The Antlers - Portraits

The Antlers are a band on the slide.  After a couple of earlier albums the band released the amazing Hospice which was followed by the very good Burst Apart before this year saw the release of the quite good Familiars.  The problem with this show was that maybe a little too much of the material drew from the 2014 album and everything was feeling a little bit too safe in the grand scheme of the performance.

Marika Hackman supported and this ended up being the third time that I’ve seen her this year.  Although her stage chit chat remains a little tough to witness at times, Hackman has clearly grown in confidence over the last seven months from when I first saw her.  Even nursing a little bit of a cold which saw her using any opportunity she could to have a small coughing fit didn’t stop the songs from sounding better than ever.  The front half of the crowd certainly appeared engrossed in her performance and gave her a respectful applause as she made her way off the stage following the completion of her set.  Marika is going on her own solo tour over the next couple of weeks and it’ll be interesting to see how she tackles her debut album’s release next year.

The Ritz was pretty quiet for when The Antlers took to the stage.  The balcony was closed and it was extremely easy to navigate through the crowd, including the front couple of rows.  In keeping with Halloween, Darby Cicci took to his keys wearing a Jason Voorhees mask only removing it so that he could play the trumpet during the second show of the night, ‘Doppleganger’.  ‘Kettering’ was awesome, every note and every word was crystal clear and the whole experience just sounded astounding.  Sadly, the show was just screaming out for a song with a little life in it to be played, something like ‘Parentheses’ or ‘Every Night My Teeth Are Falling Out’ from the Burst Apart LP or ‘Two’ from Hospice, all of which were ignored.  ‘I Don’t Want Love’ was a nice change of pace for one track, but sadly it was a rarity during the course of the evening.  After ‘Putting The Dog To Sleep’ closed the set, the band saved ‘Epilogue’ for the encore which again, sounded great but it wasn’t until the last couple of minutes that something truly interesting came of it.

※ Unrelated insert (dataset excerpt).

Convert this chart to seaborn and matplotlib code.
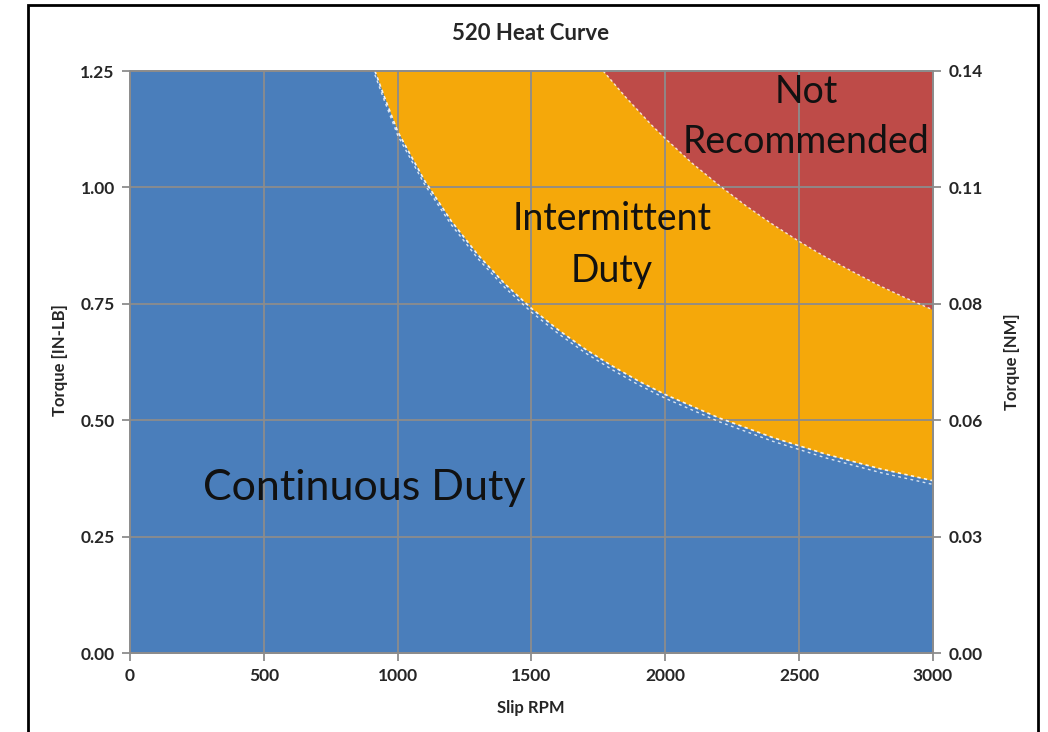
import matplotlib
matplotlib.use("Agg")
import matplotlib.pyplot as plt
import seaborn as sns
from matplotlib.patches import Rectangle

# boundary readings (Slip RPM -> Torque IN-LB)
cont_rpm = [915, 950, 1000, 1100, 1200, 1300, 1400, 1500, 1600, 1700, 1800,
            1900, 2000, 2200, 2400, 2600, 2800, 3000]
cont_torque = [1.25, 1.195, 1.12, 1.015, 0.928, 0.855, 0.793, 0.74, 0.694, 0.653,
               0.617, 0.584, 0.555, 0.505, 0.463, 0.427, 0.396, 0.37]
int_rpm = [1768, 1850, 1950, 2000, 2100, 2200, 2300, 2400, 2500, 2600, 2700,
           2800, 2900, 3000]
int_torque = [1.25, 1.195, 1.133, 1.105, 1.052, 1.005, 0.961, 0.921, 0.884,
              0.85, 0.819, 0.789, 0.762, 0.737]

x_ticks = [0, 500, 1000, 1500, 2000, 2500, 3000]
y_ticks = [0.00, 0.25, 0.50, 0.75, 1.00, 1.25]
nm_per_inlb = 0.113

BLUE = "#4A7EBB"
ORANGE = "#F5A80A"
RED = "#BE4B48"
GRID = "#8C8C8C"

sns.set_theme(style="white")
plt.rcParams["font.family"] = ["Lato", "DejaVu Sans"]

fig = plt.figure(figsize=(10.48, 7.32), dpi=100)
ax = fig.add_axes([130 / 1048, 79 / 732, 803 / 1048, 582 / 732])

xmax, ymax = x_ticks[-1], y_ticks[-1]

# regions
ax.fill_between([0, xmax], [ymax, ymax], 0, color=RED, lw=0, zorder=1)
ax.fill_between([0] + int_rpm, [ymax] + int_torque, 0, color=ORANGE, lw=0, zorder=1.1)
ax.fill_between([0] + cont_rpm, [ymax] + cont_torque, 0, color=BLUE, lw=0, zorder=1.2)

# white dotted boundary lines
sns.lineplot(x=cont_rpm, y=cont_torque, ax=ax, color="white", lw=1.2,
             linestyle=(0, (2, 2)), zorder=3, alpha=0.9)
sns.lineplot(x=cont_rpm, y=[t - 0.008 for t in cont_torque], ax=ax, color="white",
             lw=1.0, linestyle=(0, (2, 2.5)), zorder=3, alpha=0.8)
sns.lineplot(x=int_rpm, y=int_torque, ax=ax, color="white", lw=1.0,
             linestyle=(0, (2, 2)), zorder=3, alpha=0.8)

ax.set_xlim(0, xmax)
ax.set_ylim(0, ymax)
ax.set_xticks(x_ticks)
ax.set_yticks(y_ticks)
ax.set_yticklabels([f"{v:.2f}" for v in y_ticks])
ax.set_axisbelow(False)
ax.grid(True, color=GRID, lw=1.3, zorder=2.5)
for s in ax.spines.values():
    s.set_color(GRID)
    s.set_linewidth(1.3)
ax.tick_params(axis="both", which="major", length=6, width=1.3, color=GRID,
               labelsize=12.5, pad=5, direction="out", left=True, bottom=True)
for lab in ax.get_xticklabels() + ax.get_yticklabels():
    lab.set_fontweight("bold")

# right axis (Nm)
ax2 = ax.twinx()
ax2.set_ylim(0, ymax * nm_per_inlb)
ax2.set_yticks([v * nm_per_inlb for v in y_ticks])
ax2.set_yticklabels([f"{v * nm_per_inlb:.2f}" for v in y_ticks])
ax2.tick_params(axis="y", length=6, width=1.3, color=GRID, labelsize=12.5,
                pad=5, direction="out", right=True)
for lab in ax2.get_yticklabels():
    lab.set_fontweight("bold")
for s in ax2.spines.values():
    s.set_color(GRID)
    s.set_linewidth(1.3)

# region labels
ax.text(874, 0.3286, "Continuous Duty", fontsize=31, ha="center", va="baseline", color="#111111", zorder=5)
ax.text(1801, 0.9085, "Intermittent", fontsize=27, ha="center", va="baseline", color="#111111", zorder=5)
ax.text(1801, 0.7968, "Duty", fontsize=27, ha="center", va="baseline", color="#111111", zorder=5)
ax.text(2526, 1.1813, "Not", fontsize=27, ha="center", va="baseline", color="#111111", zorder=5)
ax.text(2526, 1.0739, "Recommended", fontsize=27, ha="center", va="baseline", color="#111111", zorder=5)

# titles and axis labels
fig.text(531 / 1048, 1 - 33 / 732, "520 Heat Curve", fontsize=16, fontweight="bold",
         ha="center", va="center")
fig.text(531 / 1048, 1 - 708 / 732, "Slip RPM", fontsize=12, fontweight="bold",
         ha="center", va="center")
fig.text(60 / 1048, 1 - 360 / 732, "Torque [IN-LB]", fontsize=12, fontweight="bold",
         rotation=90, ha="center", va="center")
fig.text(1012 / 1048, 1 - 362 / 732, "Torque [NM]", fontsize=12, fontweight="bold",
         rotation=90, ha="center", va="center")

# outer frame
fig.patches.append(Rectangle((28 / 1048, -0.05), 1010 / 1048, 1.05 - 5 / 732,
                             transform=fig.transFigure, fill=False,
                             edgecolor="black", lw=2))

fig.savefig("out.png", dpi=100)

So yes, the show sounded lovely but there was very little else to shout about.  The Antlers have a back catalogue that is strong enough for them to mix the set up a bit, however on this occasion the theme appeared to be that the band didn’t want to push themselves to hard.  It was by no means a bad show, the band re-created the tracks extremely well and it was extremely enjoyable to listen to, it just wasn’t enjoyable to stand and watch for over ninety minutes.  Having seen the group before I know that they’re capable of putting on an interesting show and hopefully when they next visit Manchester they’ll be in that mind frame.